→ Given problem:
Copy only what runs from the line containing "Rebuild this diagram" to the last line, both included, keeping it exact and omitting pictures.
-- BEGIN Given entries --
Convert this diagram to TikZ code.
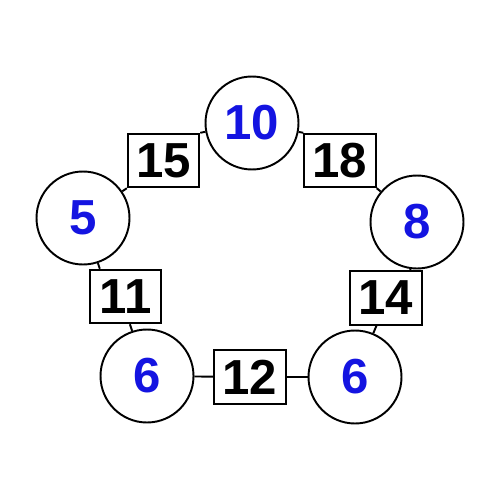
\documentclass[tikz,border=0pt]{standalone}
\usepackage{fontspec}
\setmainfont{Liberation Sans}
\usetikzlibrary{calc}
\definecolor{numblue}{RGB}{20,20,225}
\begin{document}
\begin{tikzpicture}[x=0.02cm,y=-0.02cm,
  circ/.style={circle,draw,line width=1.1pt,minimum size=1.86cm,inner sep=0pt,font=\fontsize{28}{28}\selectfont\bfseries,text=numblue},
  wbox/.style={rectangle,draw,line width=1.1pt,minimum width=1.43cm,minimum height=1.07cm,inner sep=0pt,font=\fontsize{28}{28}\selectfont\bfseries},
  conn/.style={line width=1.1pt}]
\useasboundingbox (0,0) rectangle (500,500);
\node[circ] (c10) at (252,123) {10};
\node[circ] (c5) at (83,218) {5};
\node[circ] (c8) at (417,222) {8};
\node[circ] (c6a) at (147,376) {6};
\node[circ] (c6b) at (355,377) {6};
\node[wbox] (b15) at (163.5,160.5) {15};
\node[wbox] (b18) at (340,160.5) {18};
\node[wbox] (b11) at (125.5,296.5) {11};
\node[wbox] (b14) at (386,298) {14};
\node[wbox] (b12) at (250,377) {12};
\draw[conn] (c5) -- (b15.south west);
\draw[conn] (b15.north east) -- (c10);
\draw[conn] (c10) -- (b18.north west);
\draw[conn] (b18.south east) -- (c8);
\coordinate (p11t) at ($(b11.north west)!0.15!(b11.north east)$);
\coordinate (p11b) at ($(b11.south west)!0.56!(b11.south east)$);
\coordinate (p14t) at ($(b14.north west)!0.83!(b14.north east)$);
\coordinate (p14b) at ($(b14.south west)!0.37!(b14.south east)$);
\draw[conn] (c5) -- (p11t);
\draw[conn] (p11b) -- (c6a);
\draw[conn] (c8) -- (p14t);
\draw[conn] (p14b) -- (c6b);
\draw[conn] (c6a) -- (b12);
\draw[conn] (b12) -- (c6b);
\end{tikzpicture}
\end{document}
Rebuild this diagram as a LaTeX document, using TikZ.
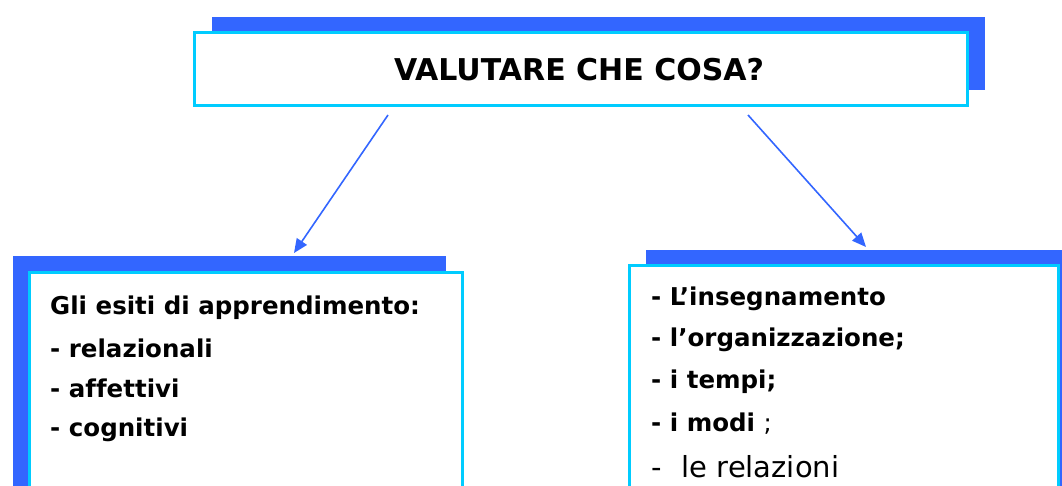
\documentclass[tikz,border=0pt]{standalone}
\usepackage{fontspec}
\setmainfont{DejaVu Sans}[Ligatures=NoCommon]
\usetikzlibrary{shadows,arrows.meta}
\definecolor{shblue}{HTML}{3366FF}
\definecolor{cyanb}{HTML}{00CCFF}
\begin{document}
\begin{tikzpicture}[x=1pt,y=-1pt,
  box/.style={draw=cyanb, line width=3pt, fill=white, rectangle, inner sep=0pt, anchor=north west},
  arr/.style={draw=shblue, line width=1.6pt, -{Triangle[length=14pt,width=12pt]}},
  lbl/.style={font=\bfseries\fontsize{24.5}{28}\selectfont, anchor=west, inner sep=0pt},
  ttl/.style={font=\bfseries\fontsize{30}{34}\selectfont, inner sep=0pt}]
\useasboundingbox (0,0) rectangle (1062,485);
\begin{scope}
\clip (0,0) rectangle (1062,485);
\node[box, minimum width=773pt, minimum height=73pt,
  general shadow={shadow xshift=17pt, shadow yshift=16pt, fill=shblue}] (top) at (193,31) {};
\node[box, minimum width=433pt, minimum height=240pt,
  general shadow={shadow xshift=-17pt, shadow yshift=17pt, fill=shblue}] (left) at (28,271) {};
\node[box, minimum width=429pt, minimum height=240pt,
  general shadow={shadow xshift=16pt, shadow yshift=16pt, fill=shblue}] (right) at (628,264) {};
\end{scope}
\node[ttl] (title) at (579,70) {VALUTARE CHE COSA?};
\node[lbl] (l1) at (50,308) {Gli esiti di apprendimento:};
\node[lbl] (l2) at (50,348) {- relazionali};
\node[lbl] (l3) at (50,388) {- affettivi};
\node[lbl] (l4) at (50,430) {- cognitivi};
\node[lbl] (r1) at (651,299) {- L’insegnamento};
\node[lbl] (r2) at (651,340) {- l’organizzazione;};
\node[lbl] (r3) at (651,382) {- i tempi;};
\node[lbl] (r4) at (651,424) {- i modi \textmd{;}};
\node[lbl, font=\fontsize{29}{33}\selectfont] (r5) at (651,467) {-\hspace{20pt}le relazioni};
\draw[arr] ([xshift=195pt,yshift=-8pt]top.south west) -- ([xshift=266pt,yshift=18pt]left.north west);
\draw[arr] ([xshift=555pt,yshift=-8pt]top.south west) -- ([xshift=238pt,yshift=17pt]right.north west);
\end{tikzpicture}
\end{document}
-- END Given entries --
→ The response:
Rebuild this diagram as a LaTeX document, using TikZ.
\documentclass[tikz,border=0pt]{standalone}
\usepackage{fontspec}
\setmainfont{DejaVu Sans}[Ligatures=NoCommon]
\usetikzlibrary{shadows,arrows.meta}
\definecolor{shblue}{HTML}{3366FF}
\definecolor{cyanb}{HTML}{00CCFF}
\begin{document}
\begin{tikzpicture}[x=1pt,y=-1pt,
  box/.style={draw=cyanb, line width=3pt, fill=white, rectangle, inner sep=0pt, anchor=north west},
  arr/.style={draw=shblue, line width=1.6pt, -{Triangle[length=14pt,width=12pt]}},
  lbl/.style={font=\bfseries\fontsize{24.5}{28}\selectfont, anchor=west, inner sep=0pt},
  ttl/.style={font=\bfseries\fontsize{30}{34}\selectfont, inner sep=0pt}]
\useasboundingbox (0,0) rectangle (1062,485);
\begin{scope}
\clip (0,0) rectangle (1062,485);
\node[box, minimum width=773pt, minimum height=73pt,
  general shadow={shadow xshift=17pt, shadow yshift=16pt, fill=shblue}] (top) at (193,31) {};
\node[box, minimum width=433pt, minimum height=240pt,
  general shadow={shadow xshift=-17pt, shadow yshift=17pt, fill=shblue}] (left) at (28,271) {};
\node[box, minimum width=429pt, minimum height=240pt,
  general shadow={shadow xshift=16pt, shadow yshift=16pt, fill=shblue}] (right) at (628,264) {};
\end{scope}
\node[ttl] (title) at (579,70) {VALUTARE CHE COSA?};
\node[lbl] (l1) at (50,308) {Gli esiti di apprendimento:};
\node[lbl] (l2) at (50,348) {- relazionali};
\node[lbl] (l3) at (50,388) {- affettivi};
\node[lbl] (l4) at (50,430) {- cognitivi};
\node[lbl] (r1) at (651,299) {- L’insegnamento};
\node[lbl] (r2) at (651,340) {- l’organizzazione;};
\node[lbl] (r3) at (651,382) {- i tempi;};
\node[lbl] (r4) at (651,424) {- i modi \textmd{;}};
\node[lbl, font=\fontsize{29}{33}\selectfont] (r5) at (651,467) {-\hspace{20pt}le relazioni};
\draw[arr] ([xshift=195pt,yshift=-8pt]top.south west) -- ([xshift=266pt,yshift=18pt]left.north west);
\draw[arr] ([xshift=555pt,yshift=-8pt]top.south west) -- ([xshift=238pt,yshift=17pt]right.north west);
\end{tikzpicture}
\end{document}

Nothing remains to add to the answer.